* Start Data rows *

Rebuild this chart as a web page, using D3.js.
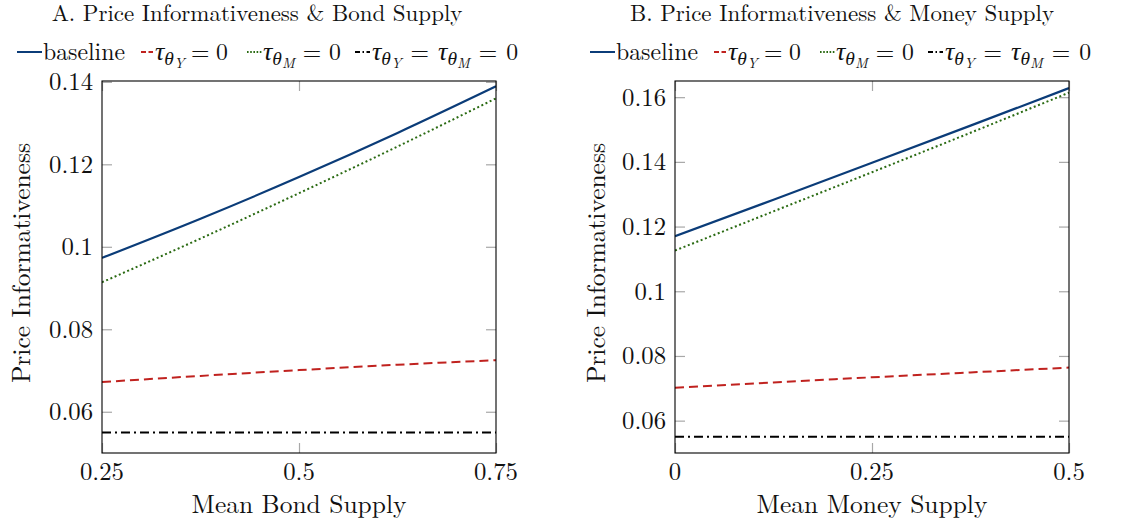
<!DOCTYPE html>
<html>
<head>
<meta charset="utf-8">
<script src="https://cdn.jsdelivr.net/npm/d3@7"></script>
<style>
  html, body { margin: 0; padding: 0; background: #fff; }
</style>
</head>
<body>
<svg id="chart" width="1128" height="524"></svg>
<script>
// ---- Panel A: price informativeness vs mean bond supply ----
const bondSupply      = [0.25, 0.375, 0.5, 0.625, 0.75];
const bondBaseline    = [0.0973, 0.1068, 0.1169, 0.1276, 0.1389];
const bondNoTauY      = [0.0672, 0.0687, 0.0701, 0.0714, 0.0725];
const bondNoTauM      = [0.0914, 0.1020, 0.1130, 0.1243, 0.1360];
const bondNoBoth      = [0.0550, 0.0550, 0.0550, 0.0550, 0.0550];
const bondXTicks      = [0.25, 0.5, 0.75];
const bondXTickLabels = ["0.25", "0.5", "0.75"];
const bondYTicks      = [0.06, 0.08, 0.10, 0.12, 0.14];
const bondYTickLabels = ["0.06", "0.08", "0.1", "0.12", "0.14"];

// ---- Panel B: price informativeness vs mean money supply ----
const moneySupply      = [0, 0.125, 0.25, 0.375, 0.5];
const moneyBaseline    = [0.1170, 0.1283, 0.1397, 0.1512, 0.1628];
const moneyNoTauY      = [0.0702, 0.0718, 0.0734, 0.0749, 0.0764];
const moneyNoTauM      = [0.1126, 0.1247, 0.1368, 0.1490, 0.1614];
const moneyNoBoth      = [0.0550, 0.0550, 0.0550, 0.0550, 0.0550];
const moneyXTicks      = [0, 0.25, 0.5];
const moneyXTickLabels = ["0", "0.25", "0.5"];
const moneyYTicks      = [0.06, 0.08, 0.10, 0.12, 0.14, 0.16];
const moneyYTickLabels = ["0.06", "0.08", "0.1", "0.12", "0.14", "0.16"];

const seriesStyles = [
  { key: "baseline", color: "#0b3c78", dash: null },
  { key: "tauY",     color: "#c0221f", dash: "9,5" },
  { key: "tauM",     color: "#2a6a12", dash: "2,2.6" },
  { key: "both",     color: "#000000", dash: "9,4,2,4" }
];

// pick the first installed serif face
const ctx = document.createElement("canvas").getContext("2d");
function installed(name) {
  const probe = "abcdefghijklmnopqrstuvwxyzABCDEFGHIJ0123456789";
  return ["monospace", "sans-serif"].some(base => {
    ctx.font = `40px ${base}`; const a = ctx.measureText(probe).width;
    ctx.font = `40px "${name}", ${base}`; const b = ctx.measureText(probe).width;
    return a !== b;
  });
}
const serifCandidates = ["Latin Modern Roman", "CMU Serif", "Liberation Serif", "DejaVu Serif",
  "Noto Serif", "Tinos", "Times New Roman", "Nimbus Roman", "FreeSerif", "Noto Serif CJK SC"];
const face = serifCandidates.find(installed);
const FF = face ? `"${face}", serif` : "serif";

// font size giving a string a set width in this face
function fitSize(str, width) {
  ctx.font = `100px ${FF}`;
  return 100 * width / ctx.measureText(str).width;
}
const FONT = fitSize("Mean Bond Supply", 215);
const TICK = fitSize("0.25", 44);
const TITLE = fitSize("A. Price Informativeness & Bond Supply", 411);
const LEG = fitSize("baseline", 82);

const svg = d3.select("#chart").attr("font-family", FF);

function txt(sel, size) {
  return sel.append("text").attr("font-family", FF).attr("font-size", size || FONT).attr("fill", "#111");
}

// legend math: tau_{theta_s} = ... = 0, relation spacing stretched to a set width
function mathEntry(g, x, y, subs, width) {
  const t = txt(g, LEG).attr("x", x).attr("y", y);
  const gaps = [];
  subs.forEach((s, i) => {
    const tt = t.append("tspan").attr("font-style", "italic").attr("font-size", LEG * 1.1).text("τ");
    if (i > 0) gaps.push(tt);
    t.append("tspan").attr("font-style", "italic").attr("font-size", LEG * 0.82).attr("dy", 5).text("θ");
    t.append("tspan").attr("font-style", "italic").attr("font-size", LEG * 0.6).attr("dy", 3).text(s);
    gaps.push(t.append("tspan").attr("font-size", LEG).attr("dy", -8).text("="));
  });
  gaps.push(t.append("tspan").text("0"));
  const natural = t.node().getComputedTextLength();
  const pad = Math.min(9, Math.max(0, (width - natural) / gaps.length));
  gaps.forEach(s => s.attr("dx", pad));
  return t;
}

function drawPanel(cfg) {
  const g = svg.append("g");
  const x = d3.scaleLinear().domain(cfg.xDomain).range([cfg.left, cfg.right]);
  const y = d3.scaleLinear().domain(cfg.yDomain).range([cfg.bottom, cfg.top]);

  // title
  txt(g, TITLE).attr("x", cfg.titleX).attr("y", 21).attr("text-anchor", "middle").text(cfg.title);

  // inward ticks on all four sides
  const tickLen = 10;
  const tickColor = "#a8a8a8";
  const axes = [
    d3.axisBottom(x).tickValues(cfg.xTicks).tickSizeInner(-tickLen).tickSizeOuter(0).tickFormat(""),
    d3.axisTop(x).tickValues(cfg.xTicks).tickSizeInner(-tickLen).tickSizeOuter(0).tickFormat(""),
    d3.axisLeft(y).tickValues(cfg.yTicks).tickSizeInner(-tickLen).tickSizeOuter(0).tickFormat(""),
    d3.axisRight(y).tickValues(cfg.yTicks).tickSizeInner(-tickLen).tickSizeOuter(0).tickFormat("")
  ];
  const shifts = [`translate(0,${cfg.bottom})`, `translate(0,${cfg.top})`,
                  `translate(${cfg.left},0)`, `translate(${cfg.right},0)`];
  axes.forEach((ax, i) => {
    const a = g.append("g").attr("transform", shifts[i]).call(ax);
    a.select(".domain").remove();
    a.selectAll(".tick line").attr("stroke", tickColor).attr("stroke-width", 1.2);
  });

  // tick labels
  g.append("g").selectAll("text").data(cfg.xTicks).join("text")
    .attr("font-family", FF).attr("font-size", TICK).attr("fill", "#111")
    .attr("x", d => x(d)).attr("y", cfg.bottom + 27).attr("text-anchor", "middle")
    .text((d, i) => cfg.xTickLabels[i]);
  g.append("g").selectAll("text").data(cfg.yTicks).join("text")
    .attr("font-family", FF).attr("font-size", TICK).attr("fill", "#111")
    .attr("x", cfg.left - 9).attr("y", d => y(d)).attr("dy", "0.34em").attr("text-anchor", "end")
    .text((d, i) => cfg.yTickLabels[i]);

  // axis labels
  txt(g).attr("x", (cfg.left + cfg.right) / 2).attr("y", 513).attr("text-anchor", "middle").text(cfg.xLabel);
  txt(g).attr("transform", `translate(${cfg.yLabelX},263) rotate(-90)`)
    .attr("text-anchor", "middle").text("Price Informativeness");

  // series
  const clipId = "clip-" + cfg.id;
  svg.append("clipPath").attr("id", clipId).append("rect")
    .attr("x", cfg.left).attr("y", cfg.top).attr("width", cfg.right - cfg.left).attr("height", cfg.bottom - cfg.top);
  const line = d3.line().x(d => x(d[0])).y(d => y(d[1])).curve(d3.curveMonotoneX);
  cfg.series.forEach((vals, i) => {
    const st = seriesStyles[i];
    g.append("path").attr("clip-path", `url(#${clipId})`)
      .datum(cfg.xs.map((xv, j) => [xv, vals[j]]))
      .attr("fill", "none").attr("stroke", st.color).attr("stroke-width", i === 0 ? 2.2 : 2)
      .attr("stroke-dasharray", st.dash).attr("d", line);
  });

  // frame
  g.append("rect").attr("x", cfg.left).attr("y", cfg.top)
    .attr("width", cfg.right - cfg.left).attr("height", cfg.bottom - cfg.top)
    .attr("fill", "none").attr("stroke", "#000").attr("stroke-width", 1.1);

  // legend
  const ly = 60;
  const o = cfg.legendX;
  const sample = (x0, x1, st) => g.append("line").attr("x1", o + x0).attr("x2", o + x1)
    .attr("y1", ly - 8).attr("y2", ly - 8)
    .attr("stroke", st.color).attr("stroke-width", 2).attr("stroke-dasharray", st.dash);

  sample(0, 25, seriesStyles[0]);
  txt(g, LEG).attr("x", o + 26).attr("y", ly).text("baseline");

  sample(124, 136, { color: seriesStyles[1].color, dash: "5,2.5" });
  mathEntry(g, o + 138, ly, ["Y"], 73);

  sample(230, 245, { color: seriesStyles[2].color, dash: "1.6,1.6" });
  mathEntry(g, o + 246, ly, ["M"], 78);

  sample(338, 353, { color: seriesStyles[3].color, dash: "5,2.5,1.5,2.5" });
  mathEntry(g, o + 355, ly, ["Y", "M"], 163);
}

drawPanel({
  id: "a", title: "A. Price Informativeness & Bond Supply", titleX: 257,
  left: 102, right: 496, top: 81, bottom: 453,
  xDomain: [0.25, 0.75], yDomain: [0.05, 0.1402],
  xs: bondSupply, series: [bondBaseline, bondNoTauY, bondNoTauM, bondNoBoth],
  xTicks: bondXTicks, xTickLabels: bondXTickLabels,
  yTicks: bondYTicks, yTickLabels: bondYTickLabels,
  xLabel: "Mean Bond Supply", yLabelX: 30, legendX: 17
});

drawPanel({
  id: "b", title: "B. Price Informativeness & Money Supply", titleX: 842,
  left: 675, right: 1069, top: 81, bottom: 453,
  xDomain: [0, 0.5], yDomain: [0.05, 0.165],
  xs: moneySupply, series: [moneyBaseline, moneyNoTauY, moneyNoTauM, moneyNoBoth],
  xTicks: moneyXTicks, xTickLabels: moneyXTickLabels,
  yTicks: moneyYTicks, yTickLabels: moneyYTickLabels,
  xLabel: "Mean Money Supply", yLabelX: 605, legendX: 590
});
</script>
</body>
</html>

* End Data rows *
* Start Data rows *

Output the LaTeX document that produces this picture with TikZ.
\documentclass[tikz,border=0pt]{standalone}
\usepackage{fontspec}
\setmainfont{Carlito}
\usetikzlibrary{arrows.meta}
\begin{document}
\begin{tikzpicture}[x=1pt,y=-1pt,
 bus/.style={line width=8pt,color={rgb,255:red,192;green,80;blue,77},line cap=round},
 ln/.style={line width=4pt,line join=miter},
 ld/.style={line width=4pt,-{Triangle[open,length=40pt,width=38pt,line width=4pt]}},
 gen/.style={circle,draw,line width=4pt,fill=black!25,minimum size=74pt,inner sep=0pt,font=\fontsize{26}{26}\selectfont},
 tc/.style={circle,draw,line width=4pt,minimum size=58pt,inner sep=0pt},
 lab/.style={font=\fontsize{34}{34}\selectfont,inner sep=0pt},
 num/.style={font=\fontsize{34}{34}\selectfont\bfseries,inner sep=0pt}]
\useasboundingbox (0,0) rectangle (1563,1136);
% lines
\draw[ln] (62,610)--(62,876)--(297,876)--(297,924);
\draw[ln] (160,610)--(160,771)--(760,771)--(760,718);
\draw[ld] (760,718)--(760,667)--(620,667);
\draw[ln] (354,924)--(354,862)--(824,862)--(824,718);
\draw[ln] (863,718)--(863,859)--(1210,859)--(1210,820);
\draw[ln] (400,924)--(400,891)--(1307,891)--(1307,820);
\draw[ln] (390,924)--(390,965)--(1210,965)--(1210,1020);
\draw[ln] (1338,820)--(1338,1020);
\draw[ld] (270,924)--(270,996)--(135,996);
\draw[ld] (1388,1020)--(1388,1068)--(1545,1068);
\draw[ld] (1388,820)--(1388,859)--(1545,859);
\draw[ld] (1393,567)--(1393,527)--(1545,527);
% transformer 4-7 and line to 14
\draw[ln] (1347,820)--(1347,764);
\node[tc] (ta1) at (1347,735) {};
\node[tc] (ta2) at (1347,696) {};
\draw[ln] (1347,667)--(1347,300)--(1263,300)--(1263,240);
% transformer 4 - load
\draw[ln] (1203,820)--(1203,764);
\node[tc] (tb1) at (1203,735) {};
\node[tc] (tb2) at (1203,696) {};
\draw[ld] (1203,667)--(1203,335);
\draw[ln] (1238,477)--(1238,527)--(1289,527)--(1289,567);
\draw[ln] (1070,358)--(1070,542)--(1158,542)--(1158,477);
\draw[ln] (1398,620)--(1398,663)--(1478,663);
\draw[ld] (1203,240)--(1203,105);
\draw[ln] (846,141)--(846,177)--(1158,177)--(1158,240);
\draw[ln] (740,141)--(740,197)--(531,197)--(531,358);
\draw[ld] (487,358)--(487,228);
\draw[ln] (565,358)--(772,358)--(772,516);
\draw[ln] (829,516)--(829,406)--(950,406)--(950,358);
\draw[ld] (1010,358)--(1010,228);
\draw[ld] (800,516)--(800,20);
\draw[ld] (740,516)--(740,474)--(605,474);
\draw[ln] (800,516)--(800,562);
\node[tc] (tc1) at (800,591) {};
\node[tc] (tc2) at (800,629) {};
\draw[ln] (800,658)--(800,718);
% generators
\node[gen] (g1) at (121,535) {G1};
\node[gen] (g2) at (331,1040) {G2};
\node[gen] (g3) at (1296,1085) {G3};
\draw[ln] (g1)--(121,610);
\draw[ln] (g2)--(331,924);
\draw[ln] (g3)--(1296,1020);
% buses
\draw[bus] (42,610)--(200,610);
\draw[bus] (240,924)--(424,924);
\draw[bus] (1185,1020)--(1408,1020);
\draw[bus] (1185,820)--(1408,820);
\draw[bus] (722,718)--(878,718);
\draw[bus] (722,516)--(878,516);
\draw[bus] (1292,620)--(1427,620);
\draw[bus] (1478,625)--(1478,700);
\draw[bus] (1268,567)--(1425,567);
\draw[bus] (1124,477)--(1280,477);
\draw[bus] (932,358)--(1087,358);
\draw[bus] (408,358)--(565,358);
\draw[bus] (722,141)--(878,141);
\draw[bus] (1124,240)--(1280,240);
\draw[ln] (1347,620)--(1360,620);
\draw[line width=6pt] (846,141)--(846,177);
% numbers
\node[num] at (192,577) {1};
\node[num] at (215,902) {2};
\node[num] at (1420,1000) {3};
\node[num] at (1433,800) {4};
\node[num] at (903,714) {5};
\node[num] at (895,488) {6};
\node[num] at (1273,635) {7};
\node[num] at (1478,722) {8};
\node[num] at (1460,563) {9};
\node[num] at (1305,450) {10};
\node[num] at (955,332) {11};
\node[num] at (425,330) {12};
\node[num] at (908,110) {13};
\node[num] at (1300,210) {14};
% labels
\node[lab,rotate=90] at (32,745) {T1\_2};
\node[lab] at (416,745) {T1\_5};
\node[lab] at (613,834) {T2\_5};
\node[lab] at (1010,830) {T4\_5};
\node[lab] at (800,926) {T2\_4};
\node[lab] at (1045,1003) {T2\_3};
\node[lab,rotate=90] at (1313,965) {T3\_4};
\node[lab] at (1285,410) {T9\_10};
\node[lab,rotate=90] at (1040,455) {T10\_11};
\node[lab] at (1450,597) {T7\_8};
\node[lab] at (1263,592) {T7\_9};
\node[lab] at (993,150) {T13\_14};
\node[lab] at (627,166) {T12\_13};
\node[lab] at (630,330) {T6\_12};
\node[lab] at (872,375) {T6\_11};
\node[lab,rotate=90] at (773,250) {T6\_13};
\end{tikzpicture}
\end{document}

* End Data rows *
* Start Data rows *

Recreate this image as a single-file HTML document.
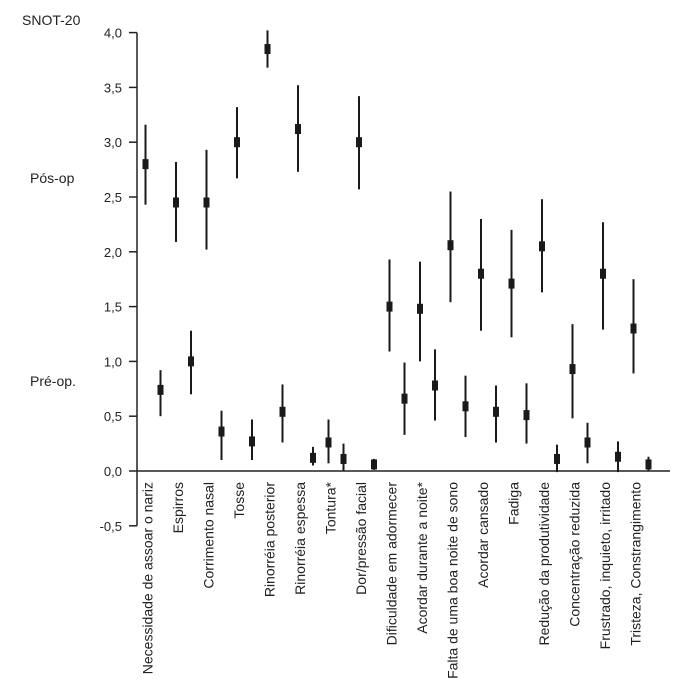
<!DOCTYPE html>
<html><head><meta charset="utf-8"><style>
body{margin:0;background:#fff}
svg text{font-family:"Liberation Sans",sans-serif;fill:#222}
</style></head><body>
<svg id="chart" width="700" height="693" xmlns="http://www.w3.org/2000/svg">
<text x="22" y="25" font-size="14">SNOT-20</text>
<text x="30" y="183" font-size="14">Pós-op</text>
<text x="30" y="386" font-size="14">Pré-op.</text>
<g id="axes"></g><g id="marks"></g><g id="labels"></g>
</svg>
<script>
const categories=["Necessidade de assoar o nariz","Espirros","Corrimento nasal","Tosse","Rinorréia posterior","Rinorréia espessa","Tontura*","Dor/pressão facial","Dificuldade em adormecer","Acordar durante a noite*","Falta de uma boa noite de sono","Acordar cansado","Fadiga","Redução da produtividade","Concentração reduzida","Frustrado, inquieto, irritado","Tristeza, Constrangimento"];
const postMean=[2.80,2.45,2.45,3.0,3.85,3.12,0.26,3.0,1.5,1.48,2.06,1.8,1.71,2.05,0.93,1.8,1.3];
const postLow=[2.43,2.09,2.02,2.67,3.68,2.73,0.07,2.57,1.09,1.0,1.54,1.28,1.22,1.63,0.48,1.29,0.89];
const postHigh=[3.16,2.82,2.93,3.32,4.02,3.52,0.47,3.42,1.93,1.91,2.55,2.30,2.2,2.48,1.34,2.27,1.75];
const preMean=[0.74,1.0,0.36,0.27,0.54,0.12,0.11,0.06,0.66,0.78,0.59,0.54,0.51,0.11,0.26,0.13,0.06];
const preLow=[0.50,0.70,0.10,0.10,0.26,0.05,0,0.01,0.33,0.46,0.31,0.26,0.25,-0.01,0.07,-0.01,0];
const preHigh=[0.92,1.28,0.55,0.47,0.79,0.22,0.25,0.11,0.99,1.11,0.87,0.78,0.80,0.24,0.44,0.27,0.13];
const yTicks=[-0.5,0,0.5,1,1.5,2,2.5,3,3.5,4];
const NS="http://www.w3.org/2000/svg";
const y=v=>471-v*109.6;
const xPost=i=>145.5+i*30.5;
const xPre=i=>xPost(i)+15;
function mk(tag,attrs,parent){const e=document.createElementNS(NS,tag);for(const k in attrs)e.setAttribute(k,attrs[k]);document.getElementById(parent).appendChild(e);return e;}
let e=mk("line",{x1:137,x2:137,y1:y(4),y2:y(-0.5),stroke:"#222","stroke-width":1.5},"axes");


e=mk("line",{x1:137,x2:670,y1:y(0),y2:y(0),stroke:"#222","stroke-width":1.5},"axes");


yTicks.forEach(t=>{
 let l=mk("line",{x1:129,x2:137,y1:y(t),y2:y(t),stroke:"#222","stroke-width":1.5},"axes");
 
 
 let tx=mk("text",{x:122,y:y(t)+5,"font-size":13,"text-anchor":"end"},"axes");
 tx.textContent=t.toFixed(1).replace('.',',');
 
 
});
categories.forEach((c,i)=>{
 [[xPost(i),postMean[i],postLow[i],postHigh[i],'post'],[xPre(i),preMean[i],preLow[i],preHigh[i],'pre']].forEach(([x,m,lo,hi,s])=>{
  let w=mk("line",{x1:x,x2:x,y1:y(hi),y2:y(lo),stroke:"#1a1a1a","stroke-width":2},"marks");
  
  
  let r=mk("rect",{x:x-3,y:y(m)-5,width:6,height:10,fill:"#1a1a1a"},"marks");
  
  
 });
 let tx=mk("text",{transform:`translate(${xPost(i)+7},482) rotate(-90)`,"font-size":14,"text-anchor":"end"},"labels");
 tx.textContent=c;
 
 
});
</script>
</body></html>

* End Data rows *

◆ **Set task**:
Gather all lines from the listing above in which "chart" occurs.

◆ **Response to this exercise**:
Rebuild this chart as a web page, using D3.js.
<svg id="chart" width="1128" height="524"></svg>
const svg = d3.select("#chart").attr("font-family", FF);
<svg id="chart" width="700" height="693" xmlns="http://www.w3.org/2000/svg">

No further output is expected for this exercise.